Write out the opening lines of the data word for word, up to and including the line with "3.22, 3.32, 3.41, 3.51, 3.61, 3.70, 3.80, 3.91]", and leave every picture and every later line out.

[start of Available data]

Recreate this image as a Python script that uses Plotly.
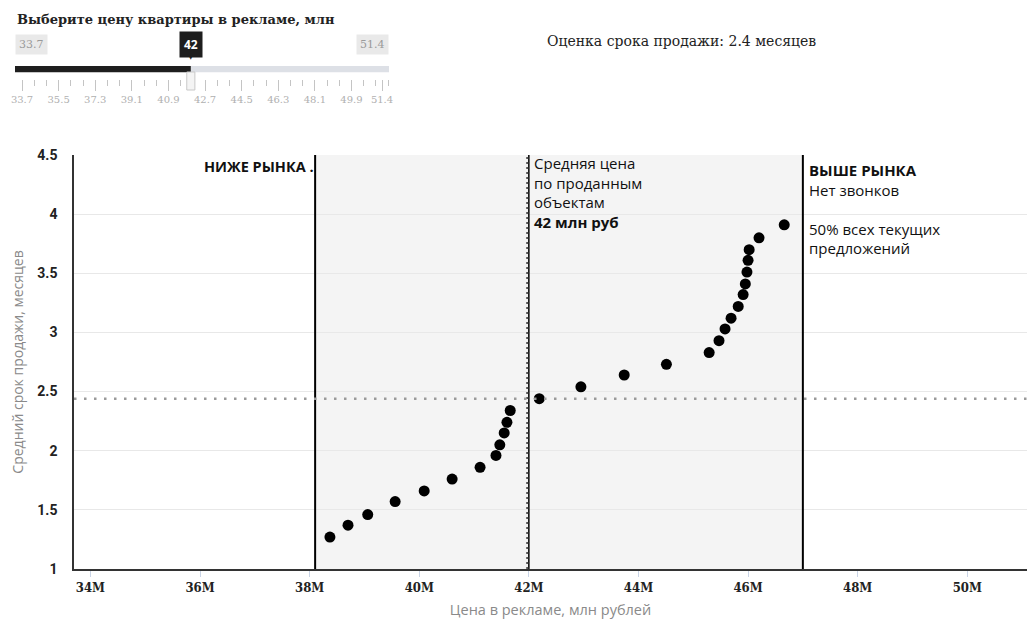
import plotly.graph_objects as go

# ---- data ----
price_mln = [38.37, 38.70, 39.06, 39.56, 40.09, 40.60, 41.11, 41.40, 41.47, 41.55,
             41.60, 41.66, 42.19, 42.95, 43.74, 44.51, 45.29, 45.47, 45.58, 45.69,
             45.82, 45.91, 45.95, 45.98, 46.00, 46.02, 46.20, 46.66]
months = [1.27, 1.37, 1.46, 1.57, 1.66, 1.76, 1.86, 1.96, 2.05, 2.15,
          2.24, 2.34, 2.44, 2.54, 2.64, 2.73, 2.83, 2.93, 3.03, 3.12,
          3.22, 3.32, 3.41, 3.51, 3.61, 3.70, 3.80, 3.91]

x_tickvals = [34, 36, 38, 40, 42, 44, 46, 48, 50]
x_ticktext = ["34M", "36M", "38M", "40M", "42M", "44M", "46M", "48M", "50M"]
y_tickvals = [1, 1.5, 2, 2.5, 3, 3.5, 4, 4.5]
y_ticktext = ["1", "1.5", "2", "2.5", "3", "3.5", "4", "4.5"]

market_low = 38.1
market_avg = 42.0
market_high = 47.0
estimate_months = 2.44

slider_min = 33.7
slider_max = 51.4
slider_value = 42
slider_tickvals = [33.7, 35.5, 37.3, 39.1, 40.9, 42.7, 44.5, 46.3, 48.1, 49.9, 51.4]
slider_ticktext = ["33.7", "35.5", "37.3", "39.1", "40.9", "42.7", "44.5", "46.3", "48.1", "49.9", "51.4"]

SANS = "Open Sans, Noto Sans, sans-serif"
SERIF = "DejaVu Serif, serif"
SERIF_C = "DejaVu Serif Condensed, DejaVu Serif, serif"

fig = go.Figure()

fig.add_trace(go.Scatter(
    x=price_mln, y=months, mode="markers",
    marker=dict(size=11, color="#000000", line=dict(width=0)),
    hoverinfo="skip", showlegend=False, xaxis="x", yaxis="y"))

# invisible trace for slider axis
fig.add_trace(go.Scatter(x=[slider_min, slider_max], y=[0, 0], mode="markers",
                         marker=dict(opacity=0), hoverinfo="skip",
                         showlegend=False, xaxis="x2", yaxis="y2"))

shapes = [
    dict(type="rect", xref="x", yref="y", x0=market_low, x1=market_high, y0=1, y1=4.5,
         fillcolor="#f4f4f4", line=dict(width=0), layer="below"),
    dict(type="line", xref="x", yref="y", x0=market_low, x1=market_low, y0=1, y1=4.5,
         line=dict(color="#000000", width=2)),
    dict(type="line", xref="x", yref="y", x0=market_high, x1=market_high, y0=1, y1=4.5,
         line=dict(color="#000000", width=2)),
    dict(type="line", xref="x", yref="y", x0=market_avg, x1=market_avg, y0=1, y1=4.5,
         line=dict(color="#000000", width=1.5)),
    dict(type="line", xref="x", yref="y", x0=market_avg - 0.03, x1=market_avg - 0.03, y0=1, y1=4.5,
         line=dict(color="#555555", width=2, dash="2px,3px")),
    dict(type="line", xref="x", yref="y", x0=33.7, x1=51.09, y0=estimate_months, y1=estimate_months,
         line=dict(color="#9a9a9a", width=2.5, dash="2.5px,7.5px")),
]

# slider track
track_lo = slider_min - 0.344
track_hi = slider_max + 0.344
shapes += [
    dict(type="rect", xref="x2", yref="y2", x0=slider_value, x1=track_hi, y0=0.36, y1=0.68,
         fillcolor="#dde0e6", line=dict(width=0)),
    dict(type="rect", xref="x2", yref="y2", x0=track_lo, x1=slider_value, y0=0.36, y1=0.68,
         fillcolor="#1e1e1e", line=dict(width=0)),
    dict(type="rect", xref="x2", yref="paper", x0=slider_value - 0.2, x1=slider_value + 0.2,
         y0=(569 - 90) / 569, y1=(569 - 72) / 569,
         fillcolor="#f4f4f4", line=dict(color="#c8c8c8", width=1)),
]

annotations = [
    dict(text="<b>Выберите цену квартиры в рекламе, млн</b>", xref="paper", yref="paper",
         x=0, y=(569 - 20) / 569, xanchor="left", yanchor="middle", showarrow=False,
         font=dict(family=SERIF, size=13, color="#222222")),
    dict(text="33.7", xref="x2", yref="paper", x=track_lo, y=(569 - 44) / 569,
         xanchor="left", yanchor="middle", showarrow=False, bgcolor="#e9e9e9", borderpad=3,
         font=dict(family=SERIF, size=11, color="#9a9a9a")),
    dict(text="51.4", xref="x2", yref="paper", x=track_hi, y=(569 - 44) / 569,
         xanchor="right", yanchor="middle", showarrow=False, bgcolor="#e9e9e9", borderpad=3,
         font=dict(family=SERIF, size=11, color="#9a9a9a")),
    dict(text="<b>42</b>", xref="x2", yref="paper", x=slider_value, y=(569 - 44) / 569,
         xanchor="center", yanchor="middle", showarrow=False, bgcolor="#1e1e1e", borderpad=4,
         font=dict(family=SANS, size=12, color="#ffffff")),
    dict(text="▼", xref="x2", yref="paper", x=slider_value, y=(569 - 57) / 569,
         xanchor="center", yanchor="middle", showarrow=False,
         font=dict(family="DejaVu Sans", size=7, color="#1e1e1e")),
    dict(text="Оценка срока продажи: 2.4 месяцев", xref="paper", yref="paper",
         x=(545 - 15) / 1012, y=(569 - 41) / 569, xanchor="left", yanchor="middle",
         showarrow=False, font=dict(family=SERIF, size=14, color="#222222")),
    dict(text="<b>НИЖЕ РЫНКА .</b>", xref="x", yref="y", x=market_low, y=4.4,
         xanchor="right", yanchor="middle", showarrow=False, xshift=1,
         font=dict(family=SANS, size=14.5, color="#111111")),
    dict(text="Средняя цена<br>по проданным<br>объектам<br><b>42 млн руб</b>",
         xref="x", yref="y", x=market_avg, y=4.5, xanchor="left", yanchor="top",
         align="left", showarrow=False, xshift=3, yshift=4,
         font=dict(family=SANS, size=15, color="#111111")),
    dict(text="<b>ВЫШЕ РЫНКА</b><br>Нет звонков<br><br>50% всех текущих<br>предложений",
         xref="x", yref="y", x=market_high, y=4.5, xanchor="left", yanchor="top",
         align="left", showarrow=False, xshift=4, yshift=-3,
         font=dict(family=SANS, size=15, color="#111111")),
]

fig.update_layout(
    width=1027, height=623,
    margin=dict(l=15, r=0, t=0, b=54, autoexpand=False),
    paper_bgcolor="#ffffff", plot_bgcolor="#ffffff",
    showlegend=False,
    shapes=shapes, annotations=annotations,
    xaxis=dict(domain=[(74 - 15) / 1012, 1], range=[33.7, 51.09],
               tickvals=x_tickvals, ticktext=x_ticktext,
               tickfont=dict(family=SERIF_C, size=13, color="#222222", weight="bold"),
               showgrid=False, zeroline=False, showline=True, linecolor="#333333", linewidth=1.5,
               ticks="outside", ticklen=6, tickcolor="#c9d4e6", tickwidth=1,
               title=dict(text="Цена в рекламе, млн рублей", standoff=11,
                          font=dict(family=SANS, size=14.5, color="#8a8a8a")),
               fixedrange=True, anchor="y", automargin=False),
    yaxis=dict(domain=[0, (569 - 155) / 569], range=[1, 4.5],
               tickvals=y_tickvals, ticktext=y_ticktext,
               tickfont=dict(family="Roboto, sans-serif", size=14, color="#222222", weight="bold"),
               showgrid=True, gridcolor="#e8e8e8", gridwidth=1,
               zeroline=False, showline=True, linecolor="#333333", linewidth=1.5,
               ticks="", ticklabelstandoff=12,
               title=dict(text="Средний срок продажи, месяцев", standoff=10,
                          font=dict(family=SANS, size=14, color="#8a8a8a")),
               fixedrange=True, anchor="x", automargin=False),
    xaxis2=dict(domain=[0, (389 - 15) / 1012], range=[track_lo, track_hi],
                tickvals=slider_tickvals, ticktext=slider_ticktext,
                tickfont=dict(family=SERIF, size=10, color="#b0b0b0"),
                ticks="outside", ticklen=11, tickcolor="#c4c4c4", tickwidth=1,
                minor=dict(tick0=33.7, dtick=0.6, ticks="outside", ticklen=6,
                           tickcolor="#c4c4c4", tickwidth=1),
                showgrid=False, zeroline=False, showline=False,
                anchor="y2", fixedrange=True, automargin=False),
    yaxis2=dict(domain=[(569 - 79) / 569, (569 - 60) / 569], range=[0, 1],
                showticklabels=False, showgrid=False, zeroline=False, showline=False,
                anchor="x2", fixedrange=True, automargin=False),
)

fig.write_html("out.html", config=dict(displayModeBar=False),
               post_script="document.body.style.margin='0';document.body.style.overflow='hidden';")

[end of Available data]

The output:
Recreate this image as a Python script that uses Plotly.
import plotly.graph_objects as go

# ---- data ----
price_mln = [38.37, 38.70, 39.06, 39.56, 40.09, 40.60, 41.11, 41.40, 41.47, 41.55,
             41.60, 41.66, 42.19, 42.95, 43.74, 44.51, 45.29, 45.47, 45.58, 45.69,
             45.82, 45.91, 45.95, 45.98, 46.00, 46.02, 46.20, 46.66]
months = [1.27, 1.37, 1.46, 1.57, 1.66, 1.76, 1.86, 1.96, 2.05, 2.15,
          2.24, 2.34, 2.44, 2.54, 2.64, 2.73, 2.83, 2.93, 3.03, 3.12,
          3.22, 3.32, 3.41, 3.51, 3.61, 3.70, 3.80, 3.91]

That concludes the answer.